* Data for this task:
^^^^
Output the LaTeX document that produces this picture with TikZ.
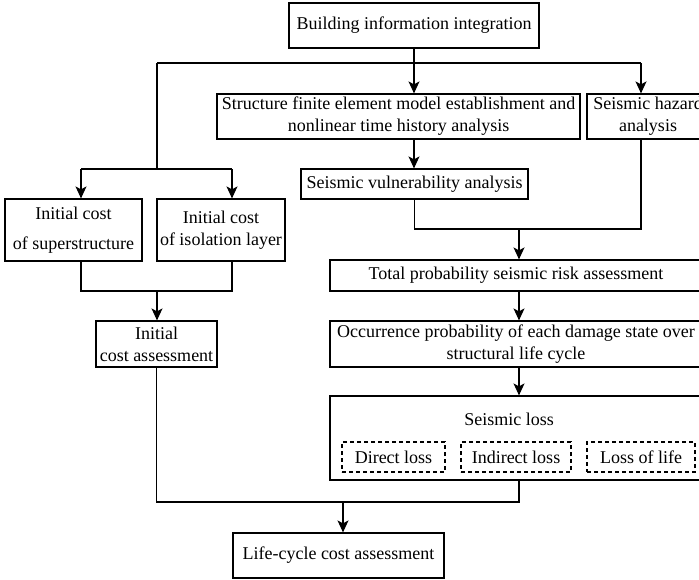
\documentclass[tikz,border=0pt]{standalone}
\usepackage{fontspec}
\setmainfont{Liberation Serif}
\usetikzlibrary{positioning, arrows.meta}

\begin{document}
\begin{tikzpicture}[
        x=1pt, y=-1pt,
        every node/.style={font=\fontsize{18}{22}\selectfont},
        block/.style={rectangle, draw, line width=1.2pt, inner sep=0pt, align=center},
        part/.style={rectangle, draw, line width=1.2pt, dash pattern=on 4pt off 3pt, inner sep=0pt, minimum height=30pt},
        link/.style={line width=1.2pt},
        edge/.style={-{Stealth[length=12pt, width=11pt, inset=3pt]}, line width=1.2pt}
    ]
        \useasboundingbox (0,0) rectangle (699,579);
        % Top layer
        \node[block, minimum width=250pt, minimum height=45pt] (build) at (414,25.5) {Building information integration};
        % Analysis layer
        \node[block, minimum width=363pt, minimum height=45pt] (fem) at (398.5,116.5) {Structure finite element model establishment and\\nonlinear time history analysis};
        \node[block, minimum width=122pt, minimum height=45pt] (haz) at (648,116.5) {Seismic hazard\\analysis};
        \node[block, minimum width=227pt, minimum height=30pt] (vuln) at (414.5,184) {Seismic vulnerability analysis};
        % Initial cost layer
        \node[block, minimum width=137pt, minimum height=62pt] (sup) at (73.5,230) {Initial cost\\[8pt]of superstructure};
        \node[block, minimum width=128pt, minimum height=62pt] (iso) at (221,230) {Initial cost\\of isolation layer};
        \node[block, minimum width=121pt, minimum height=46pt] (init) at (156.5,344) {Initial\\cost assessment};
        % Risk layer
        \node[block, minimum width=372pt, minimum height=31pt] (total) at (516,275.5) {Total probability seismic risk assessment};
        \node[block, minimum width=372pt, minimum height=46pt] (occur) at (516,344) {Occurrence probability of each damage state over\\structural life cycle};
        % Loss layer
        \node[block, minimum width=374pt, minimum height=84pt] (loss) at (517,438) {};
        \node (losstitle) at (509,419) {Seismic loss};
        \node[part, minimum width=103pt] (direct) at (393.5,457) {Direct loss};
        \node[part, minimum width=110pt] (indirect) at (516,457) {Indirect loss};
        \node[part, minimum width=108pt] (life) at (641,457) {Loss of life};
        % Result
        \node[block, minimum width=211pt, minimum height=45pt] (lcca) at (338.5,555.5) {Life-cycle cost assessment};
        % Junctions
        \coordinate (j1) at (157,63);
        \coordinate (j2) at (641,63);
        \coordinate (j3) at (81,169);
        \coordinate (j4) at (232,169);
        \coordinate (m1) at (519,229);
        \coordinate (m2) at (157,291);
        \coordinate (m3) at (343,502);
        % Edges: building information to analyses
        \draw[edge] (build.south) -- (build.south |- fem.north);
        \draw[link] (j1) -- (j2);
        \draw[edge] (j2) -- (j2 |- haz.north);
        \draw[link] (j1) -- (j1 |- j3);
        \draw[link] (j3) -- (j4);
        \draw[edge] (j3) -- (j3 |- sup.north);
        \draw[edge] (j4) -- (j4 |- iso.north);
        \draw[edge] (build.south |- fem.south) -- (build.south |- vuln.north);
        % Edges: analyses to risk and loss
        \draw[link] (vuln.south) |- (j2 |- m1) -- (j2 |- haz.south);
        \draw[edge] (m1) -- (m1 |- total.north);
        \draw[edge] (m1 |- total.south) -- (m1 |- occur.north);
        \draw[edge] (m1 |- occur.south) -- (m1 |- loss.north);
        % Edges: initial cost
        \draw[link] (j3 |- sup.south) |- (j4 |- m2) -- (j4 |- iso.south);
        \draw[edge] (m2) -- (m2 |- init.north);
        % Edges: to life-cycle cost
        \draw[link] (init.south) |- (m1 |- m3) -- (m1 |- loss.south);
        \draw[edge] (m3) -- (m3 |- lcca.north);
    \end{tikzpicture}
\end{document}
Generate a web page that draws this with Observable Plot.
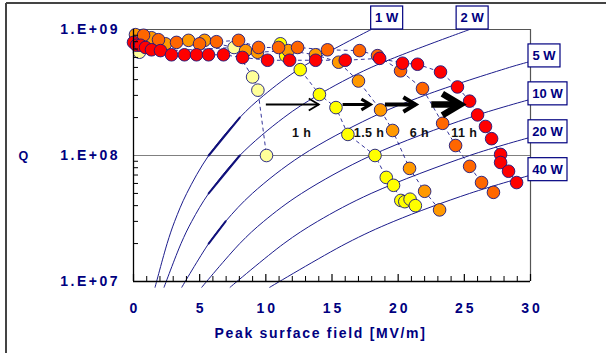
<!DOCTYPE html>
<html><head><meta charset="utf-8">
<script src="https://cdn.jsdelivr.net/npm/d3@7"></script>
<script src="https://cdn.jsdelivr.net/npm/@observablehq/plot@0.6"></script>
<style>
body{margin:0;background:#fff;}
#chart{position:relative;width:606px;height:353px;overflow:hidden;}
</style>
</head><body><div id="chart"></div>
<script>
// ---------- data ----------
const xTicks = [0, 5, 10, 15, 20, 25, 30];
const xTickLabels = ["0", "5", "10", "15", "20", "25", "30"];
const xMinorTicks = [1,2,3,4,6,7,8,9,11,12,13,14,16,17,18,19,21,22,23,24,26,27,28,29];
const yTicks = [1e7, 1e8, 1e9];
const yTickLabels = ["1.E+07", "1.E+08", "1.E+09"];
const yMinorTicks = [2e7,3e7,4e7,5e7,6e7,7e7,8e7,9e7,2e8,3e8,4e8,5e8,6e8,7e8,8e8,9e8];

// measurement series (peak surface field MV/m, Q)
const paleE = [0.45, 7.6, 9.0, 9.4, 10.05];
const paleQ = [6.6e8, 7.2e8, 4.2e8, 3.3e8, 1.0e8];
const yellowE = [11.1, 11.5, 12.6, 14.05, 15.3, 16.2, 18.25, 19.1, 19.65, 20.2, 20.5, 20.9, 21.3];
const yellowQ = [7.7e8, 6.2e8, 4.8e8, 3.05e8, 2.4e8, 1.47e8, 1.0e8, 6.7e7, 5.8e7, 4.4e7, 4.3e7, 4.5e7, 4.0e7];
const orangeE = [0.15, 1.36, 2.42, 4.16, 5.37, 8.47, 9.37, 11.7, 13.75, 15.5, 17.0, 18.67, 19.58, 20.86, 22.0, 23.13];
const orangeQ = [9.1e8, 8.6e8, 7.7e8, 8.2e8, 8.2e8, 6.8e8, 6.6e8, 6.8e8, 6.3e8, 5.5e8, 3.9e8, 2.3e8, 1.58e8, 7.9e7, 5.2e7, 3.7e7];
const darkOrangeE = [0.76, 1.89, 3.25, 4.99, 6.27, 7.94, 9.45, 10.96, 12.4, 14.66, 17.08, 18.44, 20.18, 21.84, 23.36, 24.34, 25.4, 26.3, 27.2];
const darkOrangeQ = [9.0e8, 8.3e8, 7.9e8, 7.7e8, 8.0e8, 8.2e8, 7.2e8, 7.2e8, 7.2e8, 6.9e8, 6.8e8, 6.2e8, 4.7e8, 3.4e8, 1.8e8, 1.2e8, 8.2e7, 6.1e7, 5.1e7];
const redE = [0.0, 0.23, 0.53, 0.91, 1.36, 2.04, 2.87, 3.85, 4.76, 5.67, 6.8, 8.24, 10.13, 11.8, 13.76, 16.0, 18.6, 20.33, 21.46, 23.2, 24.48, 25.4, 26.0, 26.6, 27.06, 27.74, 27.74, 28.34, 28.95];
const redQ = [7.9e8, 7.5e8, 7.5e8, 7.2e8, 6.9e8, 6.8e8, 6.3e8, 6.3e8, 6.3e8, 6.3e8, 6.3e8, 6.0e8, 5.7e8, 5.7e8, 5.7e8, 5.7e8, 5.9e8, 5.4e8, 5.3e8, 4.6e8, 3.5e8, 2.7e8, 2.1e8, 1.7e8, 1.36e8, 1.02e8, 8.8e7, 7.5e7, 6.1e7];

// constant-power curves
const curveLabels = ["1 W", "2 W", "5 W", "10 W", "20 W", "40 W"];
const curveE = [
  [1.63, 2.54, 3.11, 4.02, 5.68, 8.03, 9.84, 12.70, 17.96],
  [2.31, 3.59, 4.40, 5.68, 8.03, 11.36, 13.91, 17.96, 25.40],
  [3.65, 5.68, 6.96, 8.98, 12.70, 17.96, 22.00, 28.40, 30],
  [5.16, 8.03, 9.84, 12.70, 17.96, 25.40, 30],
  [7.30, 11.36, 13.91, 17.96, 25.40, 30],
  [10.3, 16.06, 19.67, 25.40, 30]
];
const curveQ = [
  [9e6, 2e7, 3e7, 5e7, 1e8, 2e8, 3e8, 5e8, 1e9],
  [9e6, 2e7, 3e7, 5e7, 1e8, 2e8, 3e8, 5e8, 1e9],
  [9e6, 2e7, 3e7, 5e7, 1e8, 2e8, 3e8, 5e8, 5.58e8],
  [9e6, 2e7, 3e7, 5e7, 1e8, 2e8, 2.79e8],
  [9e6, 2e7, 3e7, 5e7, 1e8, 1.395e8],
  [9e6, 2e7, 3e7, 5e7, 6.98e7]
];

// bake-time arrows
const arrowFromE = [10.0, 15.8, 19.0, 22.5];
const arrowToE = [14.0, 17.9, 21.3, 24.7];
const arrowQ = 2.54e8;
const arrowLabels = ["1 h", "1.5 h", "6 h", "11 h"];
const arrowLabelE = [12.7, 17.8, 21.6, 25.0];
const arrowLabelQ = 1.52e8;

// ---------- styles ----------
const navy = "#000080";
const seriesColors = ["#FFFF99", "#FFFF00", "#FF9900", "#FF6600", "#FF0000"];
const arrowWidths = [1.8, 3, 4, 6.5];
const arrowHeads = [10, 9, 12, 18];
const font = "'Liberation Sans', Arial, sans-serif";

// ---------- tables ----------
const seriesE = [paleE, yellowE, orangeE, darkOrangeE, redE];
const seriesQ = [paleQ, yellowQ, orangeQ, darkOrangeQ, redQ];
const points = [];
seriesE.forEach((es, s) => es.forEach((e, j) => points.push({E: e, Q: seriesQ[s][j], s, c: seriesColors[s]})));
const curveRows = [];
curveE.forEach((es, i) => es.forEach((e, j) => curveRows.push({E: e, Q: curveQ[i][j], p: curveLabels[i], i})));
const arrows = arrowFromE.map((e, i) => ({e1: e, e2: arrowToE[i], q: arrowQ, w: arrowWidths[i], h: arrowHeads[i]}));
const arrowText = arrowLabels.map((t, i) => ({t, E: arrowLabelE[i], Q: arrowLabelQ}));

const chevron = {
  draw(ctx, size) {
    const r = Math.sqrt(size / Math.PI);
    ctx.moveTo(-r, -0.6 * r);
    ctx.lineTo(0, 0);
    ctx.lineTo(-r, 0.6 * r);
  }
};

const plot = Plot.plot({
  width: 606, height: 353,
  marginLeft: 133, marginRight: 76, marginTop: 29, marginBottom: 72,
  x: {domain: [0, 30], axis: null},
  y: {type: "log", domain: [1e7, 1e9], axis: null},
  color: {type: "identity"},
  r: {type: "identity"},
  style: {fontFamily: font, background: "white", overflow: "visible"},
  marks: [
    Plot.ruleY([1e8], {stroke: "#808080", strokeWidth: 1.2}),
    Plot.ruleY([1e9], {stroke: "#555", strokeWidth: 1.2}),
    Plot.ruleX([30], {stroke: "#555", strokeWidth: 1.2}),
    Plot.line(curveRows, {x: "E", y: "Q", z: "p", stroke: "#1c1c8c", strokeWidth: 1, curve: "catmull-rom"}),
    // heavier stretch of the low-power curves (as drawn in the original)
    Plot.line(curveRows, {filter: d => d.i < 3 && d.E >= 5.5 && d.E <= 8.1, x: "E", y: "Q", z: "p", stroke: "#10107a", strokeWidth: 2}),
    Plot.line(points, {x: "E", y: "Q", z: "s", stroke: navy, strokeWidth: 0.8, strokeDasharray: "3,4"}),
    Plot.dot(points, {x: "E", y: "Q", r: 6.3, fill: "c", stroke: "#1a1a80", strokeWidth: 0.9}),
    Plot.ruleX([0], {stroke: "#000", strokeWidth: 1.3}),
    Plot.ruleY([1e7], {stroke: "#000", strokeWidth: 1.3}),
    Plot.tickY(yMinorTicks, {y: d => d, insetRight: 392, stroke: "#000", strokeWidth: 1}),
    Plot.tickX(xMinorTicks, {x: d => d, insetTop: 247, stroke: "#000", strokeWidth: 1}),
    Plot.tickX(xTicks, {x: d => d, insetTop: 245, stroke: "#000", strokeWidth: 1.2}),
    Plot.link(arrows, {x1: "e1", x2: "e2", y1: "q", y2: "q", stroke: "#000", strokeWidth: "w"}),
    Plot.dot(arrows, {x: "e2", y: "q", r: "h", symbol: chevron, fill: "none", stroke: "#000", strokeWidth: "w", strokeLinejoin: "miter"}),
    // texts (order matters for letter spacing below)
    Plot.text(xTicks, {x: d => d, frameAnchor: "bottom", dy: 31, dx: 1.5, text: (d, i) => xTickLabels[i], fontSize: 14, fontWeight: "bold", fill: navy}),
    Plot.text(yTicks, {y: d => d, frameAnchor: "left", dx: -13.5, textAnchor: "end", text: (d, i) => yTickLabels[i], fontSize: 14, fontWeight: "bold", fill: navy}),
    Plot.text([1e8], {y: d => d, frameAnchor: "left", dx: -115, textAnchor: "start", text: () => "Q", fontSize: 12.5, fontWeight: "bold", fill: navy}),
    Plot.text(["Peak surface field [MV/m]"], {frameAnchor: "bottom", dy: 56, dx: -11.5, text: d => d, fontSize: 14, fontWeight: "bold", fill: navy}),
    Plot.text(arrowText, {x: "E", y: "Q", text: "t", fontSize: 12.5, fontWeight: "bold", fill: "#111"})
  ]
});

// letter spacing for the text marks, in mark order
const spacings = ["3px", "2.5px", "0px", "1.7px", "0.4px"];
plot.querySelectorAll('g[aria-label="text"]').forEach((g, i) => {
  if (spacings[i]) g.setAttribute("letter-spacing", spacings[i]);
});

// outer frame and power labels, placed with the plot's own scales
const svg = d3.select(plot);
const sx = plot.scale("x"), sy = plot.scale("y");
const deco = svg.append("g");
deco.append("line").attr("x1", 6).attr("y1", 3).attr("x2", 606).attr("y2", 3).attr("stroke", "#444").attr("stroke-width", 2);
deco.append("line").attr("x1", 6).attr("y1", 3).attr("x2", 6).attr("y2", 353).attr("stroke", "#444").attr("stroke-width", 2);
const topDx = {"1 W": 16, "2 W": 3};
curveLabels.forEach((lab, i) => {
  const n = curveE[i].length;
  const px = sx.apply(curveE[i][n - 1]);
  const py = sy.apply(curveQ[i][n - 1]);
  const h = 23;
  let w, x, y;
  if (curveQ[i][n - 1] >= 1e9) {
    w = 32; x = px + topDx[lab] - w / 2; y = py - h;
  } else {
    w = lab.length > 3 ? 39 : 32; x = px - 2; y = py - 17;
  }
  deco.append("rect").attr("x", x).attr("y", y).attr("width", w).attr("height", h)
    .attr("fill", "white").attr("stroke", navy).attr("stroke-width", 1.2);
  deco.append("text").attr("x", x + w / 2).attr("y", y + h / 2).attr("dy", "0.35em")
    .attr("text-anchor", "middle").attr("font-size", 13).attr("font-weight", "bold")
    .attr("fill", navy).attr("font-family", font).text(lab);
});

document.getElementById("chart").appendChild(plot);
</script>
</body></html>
^^^^
* Work to do:
List every line in the records above that contains the word "with".

* Result of this task:
Output the LaTeX document that produces this picture with TikZ.
Generate a web page that draws this with Observable Plot.
// outer frame and power labels, placed with the plot's own scales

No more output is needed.